Your task – Transcribe all of the material below word for word and leave out its pictures.

Supplied material –
################

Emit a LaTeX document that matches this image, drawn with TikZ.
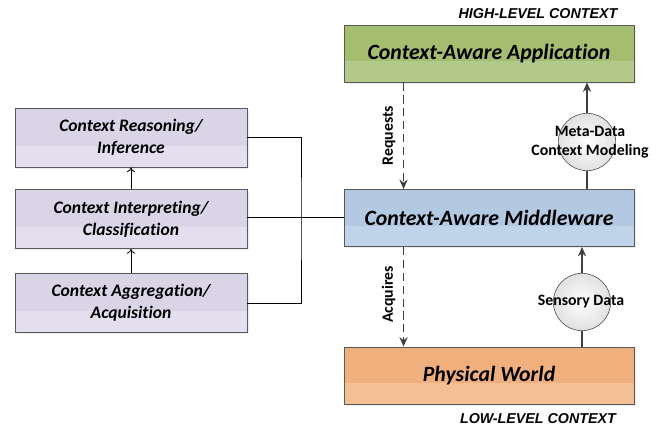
\documentclass[tikz,border=0pt]{standalone}
\usepackage{fontspec}
\setmainfont[Ligatures=NoCommon]{Carlito}
\newfontfamily\arialfont{Liberation Sans}
\usetikzlibrary{arrows.meta,shadows,calc}
\definecolor{appgreen}{HTML}{A5BD6E}
\definecolor{appgreenlt}{HTML}{B3C98A}
\definecolor{mwblue}{HTML}{B2C9E1}
\definecolor{mwbluelt}{HTML}{BFD4E9}
\definecolor{pworange}{HTML}{F0B07D}
\definecolor{pworangelt}{HTML}{F3BF95}
\definecolor{steplav}{HTML}{DAD4E7}
\definecolor{steplavlt}{HTML}{E4DFEE}
\definecolor{arrowgray}{HTML}{404040}

\begin{document}
\begin{tikzpicture}
        [%%%%%%%%%%%%%%%%%%%%%%%%%%%%%%
        x=0.03cm, y=-0.03cm,
        band/.style={path picture={\fill[#1]
          ($(path picture bounding box.south west)!0.36!(path picture bounding box.north west)$)
          rectangle (path picture bounding box.south east);}},
        box/.style={draw=black!65, line width=0.8pt, align=center,
          drop shadow={shadow xshift=1.5pt, shadow yshift=-1.5pt, fill=black!15},
          font=\bfseries\itshape},
        layer/.style={box, minimum width=8.7cm, minimum height=1.71cm,
          font=\fontsize{18.6}{22}\selectfont\bfseries\itshape},
        stepbox/.style={box, minimum width=6.96cm, minimum height=1.77cm,
          font=\fontsize{15}{19}\selectfont\bfseries\itshape},
        bubble/.style={circle, draw=black!70, line width=0.5pt, minimum size=1.72cm,
          inner color=white, outer color=black!12},
        lbl/.style={font=\fontsize{13.5}{16.5}\selectfont\bfseries, align=center},
        tag/.style={font=\arialfont\fontsize{12.2}{14}\selectfont\bfseries\itshape},
        wire/.style={draw=black, line width=0.7pt},
        dataflow/.style={draw=arrowgray, line width=1.4pt, -{Stealth[length=8pt,width=7pt]}},
        reqflow/.style={draw=arrowgray, line width=1.3pt, dash pattern=on 7pt off 4pt,
          -{Stealth[length=8pt,width=7pt]}},
        ]%%%%%%%%%%%%%%%%%%%%%%%%%%%%%%
        \useasboundingbox (0,0) rectangle (665,428);
        % Layers
        \node[layer, fill=appgreen, band=appgreenlt] (app) at (489,53.5) {Context-Aware Application};
        \node[layer, fill=mwblue, band=mwbluelt] (mw) at (489,218) {Context-Aware Middleware};
        \node[layer, fill=pworange, band=pworangelt] (pw) at (489,375.5) {Physical World};
        % Processing steps
        \node[stepbox, fill=steplav, band=steplavlt] (reason) at (131,137.5) {Context Reasoning/\\Inference};
        \node[stepbox, fill=steplav, band=steplavlt] (interp) at (131,219) {Context Interpreting/\\Classification};
        \node[stepbox, fill=steplav, band=steplavlt] (aggr) at (131,303) {Context Aggregation/\\Acquisition};
        % Context levels
        \node[tag] (high) at (538,14) {HIGH-LEVEL CONTEXT};
        \node[tag] (low) at (538,419) {LOW-LEVEL CONTEXT};
        % Bubbles
        \node[bubble] (meta) at (587,142) {};
        \node[bubble] (sense) at (582,302) {};
        % Steps wiring
        \draw[wire, -{To[length=4pt,width=7pt]}] (interp) -- (reason);
        \draw[wire, -{To[length=4pt,width=7pt]}] (aggr) -- (interp);
        \coordinate (bus) at (301,217);
        \draw[wire] (reason.east) -| (bus) |- (aggr.east);
        \draw[wire] (interp.east |- bus) -- (mw.west |- bus);
        % Requests / acquires
        \draw[reqflow] ([xshift=1.8cm]app.south west) -- ([xshift=1.8cm]mw.north west)
          node[midway, rotate=90, anchor=south, lbl, yshift=3pt] (req) {Requests};
        \draw[reqflow] ([xshift=1.8cm]mw.south west) -- ([xshift=1.8cm]pw.north west)
          node[midway, rotate=90, anchor=south, lbl, yshift=3pt, xshift=2pt] (acq) {Acquires};
        % Data up
        \draw[dataflow, -] (mw.north -| meta) -- (meta.south);
        \draw[dataflow] (meta.north) -- (app.south -| meta);
        \draw[dataflow, -] (pw.north -| sense) -- (sense.south);
        \draw[dataflow] (sense.north) -- (mw.south -| sense);
        \node[lbl] (metatxt) at (590,142) {Meta-Data\\Context Modeling};
        \node[lbl] (sensetxt) at (581,302) {Sensory Data};
      \end{tikzpicture}
\end{document}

################

Solution to this exercise –
Emit a LaTeX document that matches this image, drawn with TikZ.
\documentclass[tikz,border=0pt]{standalone}
\usepackage{fontspec}
\setmainfont[Ligatures=NoCommon]{Carlito}
\newfontfamily\arialfont{Liberation Sans}
\usetikzlibrary{arrows.meta,shadows,calc}
\definecolor{appgreen}{HTML}{A5BD6E}
\definecolor{appgreenlt}{HTML}{B3C98A}
\definecolor{mwblue}{HTML}{B2C9E1}
\definecolor{mwbluelt}{HTML}{BFD4E9}
\definecolor{pworange}{HTML}{F0B07D}
\definecolor{pworangelt}{HTML}{F3BF95}
\definecolor{steplav}{HTML}{DAD4E7}
\definecolor{steplavlt}{HTML}{E4DFEE}
\definecolor{arrowgray}{HTML}{404040}

\begin{document}
\begin{tikzpicture}
        [%%%%%%%%%%%%%%%%%%%%%%%%%%%%%%
        x=0.03cm, y=-0.03cm,
        band/.style={path picture={\fill[#1]
          ($(path picture bounding box.south west)!0.36!(path picture bounding box.north west)$)
          rectangle (path picture bounding box.south east);}},
        box/.style={draw=black!65, line width=0.8pt, align=center,
          drop shadow={shadow xshift=1.5pt, shadow yshift=-1.5pt, fill=black!15},
          font=\bfseries\itshape},
        layer/.style={box, minimum width=8.7cm, minimum height=1.71cm,
          font=\fontsize{18.6}{22}\selectfont\bfseries\itshape},
        stepbox/.style={box, minimum width=6.96cm, minimum height=1.77cm,
          font=\fontsize{15}{19}\selectfont\bfseries\itshape},
        bubble/.style={circle, draw=black!70, line width=0.5pt, minimum size=1.72cm,
          inner color=white, outer color=black!12},
        lbl/.style={font=\fontsize{13.5}{16.5}\selectfont\bfseries, align=center},
        tag/.style={font=\arialfont\fontsize{12.2}{14}\selectfont\bfseries\itshape},
        wire/.style={draw=black, line width=0.7pt},
        dataflow/.style={draw=arrowgray, line width=1.4pt, -{Stealth[length=8pt,width=7pt]}},
        reqflow/.style={draw=arrowgray, line width=1.3pt, dash pattern=on 7pt off 4pt,
          -{Stealth[length=8pt,width=7pt]}},
        ]%%%%%%%%%%%%%%%%%%%%%%%%%%%%%%
        \useasboundingbox (0,0) rectangle (665,428);
        % Layers
        \node[layer, fill=appgreen, band=appgreenlt] (app) at (489,53.5) {Context-Aware Application};
        \node[layer, fill=mwblue, band=mwbluelt] (mw) at (489,218) {Context-Aware Middleware};
        \node[layer, fill=pworange, band=pworangelt] (pw) at (489,375.5) {Physical World};
        % Processing steps
        \node[stepbox, fill=steplav, band=steplavlt] (reason) at (131,137.5) {Context Reasoning/\\Inference};
        \node[stepbox, fill=steplav, band=steplavlt] (interp) at (131,219) {Context Interpreting/\\Classification};
        \node[stepbox, fill=steplav, band=steplavlt] (aggr) at (131,303) {Context Aggregation/\\Acquisition};
        % Context levels
        \node[tag] (high) at (538,14) {HIGH-LEVEL CONTEXT};
        \node[tag] (low) at (538,419) {LOW-LEVEL CONTEXT};
        % Bubbles
        \node[bubble] (meta) at (587,142) {};
        \node[bubble] (sense) at (582,302) {};
        % Steps wiring
        \draw[wire, -{To[length=4pt,width=7pt]}] (interp) -- (reason);
        \draw[wire, -{To[length=4pt,width=7pt]}] (aggr) -- (interp);
        \coordinate (bus) at (301,217);
        \draw[wire] (reason.east) -| (bus) |- (aggr.east);
        \draw[wire] (interp.east |- bus) -- (mw.west |- bus);
        % Requests / acquires
        \draw[reqflow] ([xshift=1.8cm]app.south west) -- ([xshift=1.8cm]mw.north west)
          node[midway, rotate=90, anchor=south, lbl, yshift=3pt] (req) {Requests};
        \draw[reqflow] ([xshift=1.8cm]mw.south west) -- ([xshift=1.8cm]pw.north west)
          node[midway, rotate=90, anchor=south, lbl, yshift=3pt, xshift=2pt] (acq) {Acquires};
        % Data up
        \draw[dataflow, -] (mw.north -| meta) -- (meta.south);
        \draw[dataflow] (meta.north) -- (app.south -| meta);
        \draw[dataflow, -] (pw.north -| sense) -- (sense.south);
        \draw[dataflow] (sense.north) -- (mw.south -| sense);
        \node[lbl] (metatxt) at (590,142) {Meta-Data\\Context Modeling};
        \node[lbl] (sensetxt) at (581,302) {Sensory Data};
      \end{tikzpicture}
\end{document}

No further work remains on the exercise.